La obra de José Ferrer de Couto que comunicábamos la pasada semana promovió una considerable polémica en la opinión pública española (es decir, la opinión escrita). Quizás la respuesta crítica más elaborada es la que le dio Fermín Hernández Iglesias (1833-1909) en la breve obra que presentamos. Doctor en derecho y periodista, inició una importante carrera como alto funcionario durante el Sexenio revolucionario, que prolongó con la Restauración, en la que que fue elegido diputado y senador, y ocupó varias direcciones generales; fue académico y magistrado. Mucha de su actividad pública la dirigió a las cuestiones sociales, sobre las que publicó La beneficencia en España (1876) y Beneficencia internacional (1880). El tempranamente malogrado Julián Sánchez Ruano (1840-1871), joven jurista y político republicano unitario, presentaba así la obra en el Prólogo:
«Es cosa fuera de dudas que la religión con sus dogmas, y la moral con sus máximas, y la filosofía con sus principios, y la economía con sus verdades, y la política con sus consejos, conspiran a una en condenar de raíz, en todos los climas y en las latitudes todas de la tierra, la odiosa herencia de la esclavitud, legada en mal hora por el paganismo a las sociedades cristianas, que en esto no lo han sido ciertamente y por desgracia, sino de nombre y apariencia. Sólo a cabezas livianas es lícito negar esto, y a ingenios frívolos debatirlo, y a hombres de sentimientos tomados de extravagancia replicar con argucias baladíes, y prorrumpir en cierto género de exclamaciones hermanas del delirio más donoso, y vecinas de la locura más peregrina de que haya ejemplo en los anales de la historia de las aberraciones, con ser tan extensa y varia.

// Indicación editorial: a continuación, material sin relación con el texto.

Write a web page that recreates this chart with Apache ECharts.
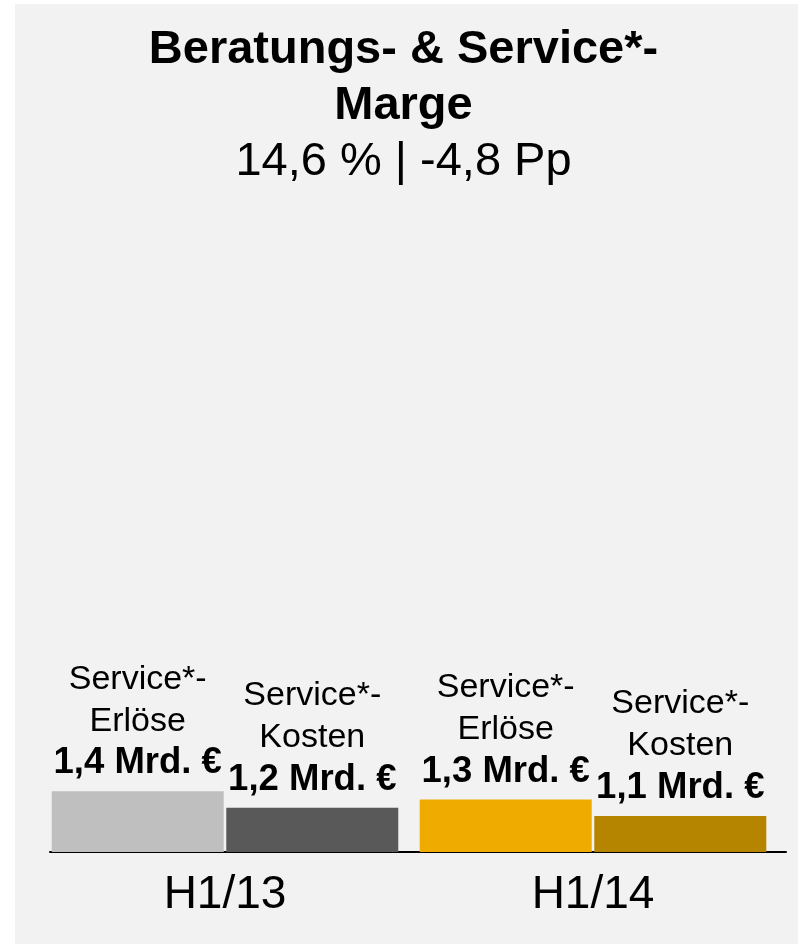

»Y en realidad de verdad, no conozco pretensión más destituida de sindéresis (de entre las muchas que de ella carecen hoy en día), que aquella en cuya virtud se pretender deducir algo favorable a la servidumbre de los principios todos que forman la cultura humana, después del advenimiento del cristianismo y de su reincorporación en las corrientes civilizadoras del universo entero, cuan ancho y espacioso es. Como si una religión monoteísta fuera recurso hábil para venir desde ella, y con procedimiento racional y lógico al menguado sistema de castas. Como si una moral, que consagra bajo el más alto punto de vista el sacratísimo albedrío personal, se prestara fácilmente a sancionar y admitir como laudable la negación del más excelso atributo del hombre, que es su libertad augusta. Como si la metafísica con sus incontrastables axiomas, y la fisiología con sus experimentos, y la psicología con sus observaciones, y la química con sus enseñanzas, no probasen de lleno la identicidad del humano linaje, así en facultades como en dotes, así en origen como en procedimientos, sea cualquiera la zona del globo en que habitare, y por más que varíe en accidentes la sustancia que le nutre, y el agua que apaga su sed, y el aire que refresca su pulmón; o ya sea que el rayo de sol le hiera perpendicular y le tueste la delgada cutis, o ya que, oblicuo y apartado, le deje expuesto a los rigores del aterido polo. Y, en fin, como si la economía no hubiera puesto al alcance del más rudo los requisitos y condiciones para que el trabajo manual sea fecundo y productivo; y como si la política, para dar ópimos frutos de bienestar y de ventura, no debiese de ir en amigable consorcio y unión estrecha con la moral y la filosofía (…)
»Por dicha, la santa idea de la emancipación de los esclavos no ha menester de ayudas sospechosas y de auxilios raros para triunfar gloriosamente del entendimiento y del corazón de quien, al poner la vista en el asunto, no sea terco hasta lo inverosímil y reacio hasta lo maravilloso. La conciencia grita muy alto, y no es posible que desoiga su voz el que no padezca de extravíos morales. El eco de la razón se levanta poderoso y resuena por so quiera en alas de las cien lenguas de bronce que agita sin cesar la prensa libre, llevando el verbo de redención de Oriente a Occidente y del Septentrión al Sur.»